In a statement, Meghan, 40, said the ruling was “a victory not just for me, but for anyone who has ever felt scared to stand up for what’s right.”

“While this win is precedent-setting, what matters most is that we are now collectively brave enough to reshape a tabloid industry that conditions people to be cruel, and profits from the lies and pain that they create,” she said.

Associated Newspapers disputed Meghan’s claim that she didn’t intend the letter to be seen by anyone but her father. They said correspondence between Meghan and her then-communications secretary, Jason Knauf, showed the duchess suspected her father might leak the letter to journalists and wrote it with that in mind.

The publisher also argued that the publication of the letter was part of Thomas Markle’s right to reply following a People magazine interview with five of Meghan’s friends alleging he was “cruelly cold-shouldering” his daughter in the run-up to her royal wedding.

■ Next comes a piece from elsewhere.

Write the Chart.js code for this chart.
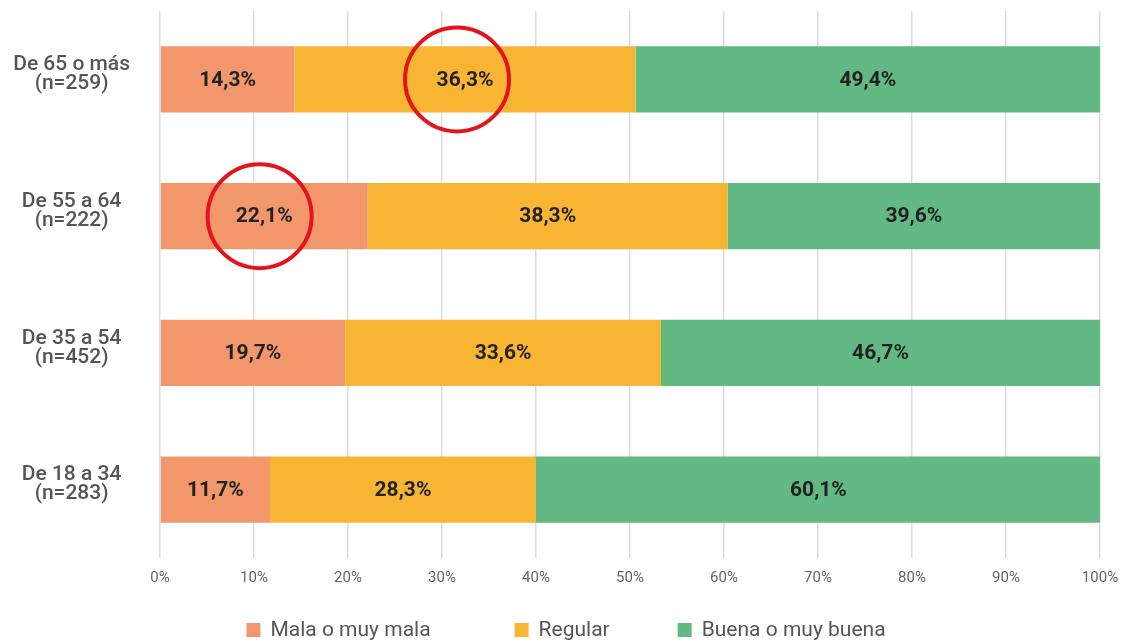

But Vos said that the article, which the Mail on Sunday described as “sensational,” was “splashed as a new public revelation” rather than focusing on Thomas Markle’s response to negative media reports about him.

In their appeal, Associated Newspapers had also argued that Meghan made private information public by co-operating with Omid Scobie and Carolyn Durand, authors of “Finding Freedom,” a sympathetic book about her and Harry.

The duchess’ lawyers had previously denied that she or Harry collaborated with the authors. But Knauf said in evidence to the court that he gave the writers information, and discussed it with Harry and Meghan.

Knauf’s evidence, which hadn’t previously been disclosed, was a dramatic twist in the long-running case.

In response, Meghan apologised for misleading the court about the extent of her co-*operation with the book’s authors.